Our fish are as sovereign as Gibraltar

Our fish are as sovereign as Gibraltar

No offence, but Gibraltar wouldn’t usually figure much in the minds of our fishermen. In the normal course of events, Spanish efforts to assert shared sovereignty over the Rock might as well be yet another “quarrel in a far-away country between people of whom we know nothing”, to use that unfortunate phrase.

It matters now, or at least the UK’s reaction to Spain’s rather clumsy initiative does. HMG’s forthright rejection of Brexit as an opportunity to concede sovereignty over part of its territory will come as very welcome news: if the UK is not prepared to discuss claims over an admittedly strategic 3 square miles bordering the Mediterranean, it should also rule out any discussion on claims over the almost 300,000 square miles constituting its exclusive economic zone (EEZ).

Astonishingly, the non-UK fishing fleets that currently account for 58% of EU landings of fish and shellfish from what will become the UK EEZ believe that they should continue to come and go as they please. Their representatives insist that the 650,000 tonnes they take from our waters each year is theirs by right, because the Common Fisheries Policy says so and they’ve been doing it for decades. It will be too painful to adjust, they say, neatly avoiding the fact of wholesale destruction of much of our own fishing industry over the same period. We need to keep our lights on, they argue – and Britain’s can jolly well stay off.

I suppose that arrogance needs to be breathtaking if it is to succeed. We are not simply talking about waters that international law will unreservedly pass to UK control upon Brexit and that happen to have a few fish in them. We are talking about some of the most productive and diverse fishing grounds anywhere, with every chance of them becoming more productive and valuable still as time goes on. All the available scientific advice points to increases in almost all stocks of our commercial fish over the past decade or more, and in some cases (cod, mackerel, hake, plaice) gains have been nothing short of dramatic. We not only have a large EEZ; it is a natural resource valuable enough to regenerate fishing communities right around our coast.

How much are we talking about? Well, if we take an extreme scenario in which we deny EU fishing vessels any access to our waters after Brexit, we could expect the UK catching sector’s direct output to increase 50% to £1.2 billion per year.

That would stimulate an expansion in overall UK economic output worth around £2.7 billion and create some 30,000 jobs. As much as the car industry in Northeast England, in other words, and including some of our more remote coastal and island communities.

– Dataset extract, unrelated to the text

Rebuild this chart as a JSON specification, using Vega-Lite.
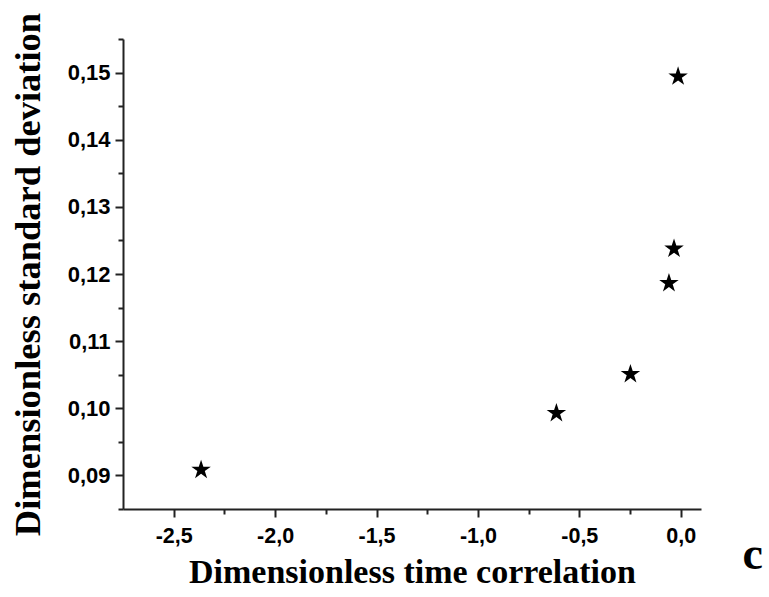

I’m not ignoring markets: why on Earth would we do that? The EU is and will remain an important outlet for the fish we catch. But it is by no means the only one, and other markets show considerably more potential. Moreover, much of what we supply to the Continent cannot be sourced from anywhere else, and low or zero tariffs on fisheries products would make sense to both sides.

We want the best possible trade deals around the world and see no reason why we should focus exclusively on the developed economies with the most sluggish prospects of all. This is an ambitious industry driven by entrepreneurs, not some feeble basket case.

Importantly, we would not seek to deny access to other fishing fleets completely. We might want to permit a certain amount and for a limited period in return for access to EU waters or fairer shares of internationally agreed catch quotas, for example. But all that should wait until we are out of the EU and should not form part of the Brexit talks or settlement. Anything else, such as the concession of permanent or long-term access to our EEZ, would amount to giving away sovereignty in the same way as sacrificing Gibraltar. It would be as unacceptable and bizarre as giving away the Isle of Wight.

As with any other sovereign coastal State, access should not be a right but something that has to be negotiated from time to time in return for something else.

It will be our EEZ, not Europe’s, and the sooner that sinks in the better. It will be for the UK to control who can fish there, for what, how and for how long, and we’ll do a far better job of it than the CFP does. We’re talking about injecting serious jobs and investment into an industry that had been left for dead in so many parts of the country, and about managing fish stocks in a reactive and rational way.

Sustainability isn’t just about the environment, it’s about people too. Our fishing communities have paid a heavy price for EU membership over the years, and have just been handed the means to return to the prosperity and pride appropriate to this great maritime nation.

Let’s not trade it away. Better: let’s not trade it at all.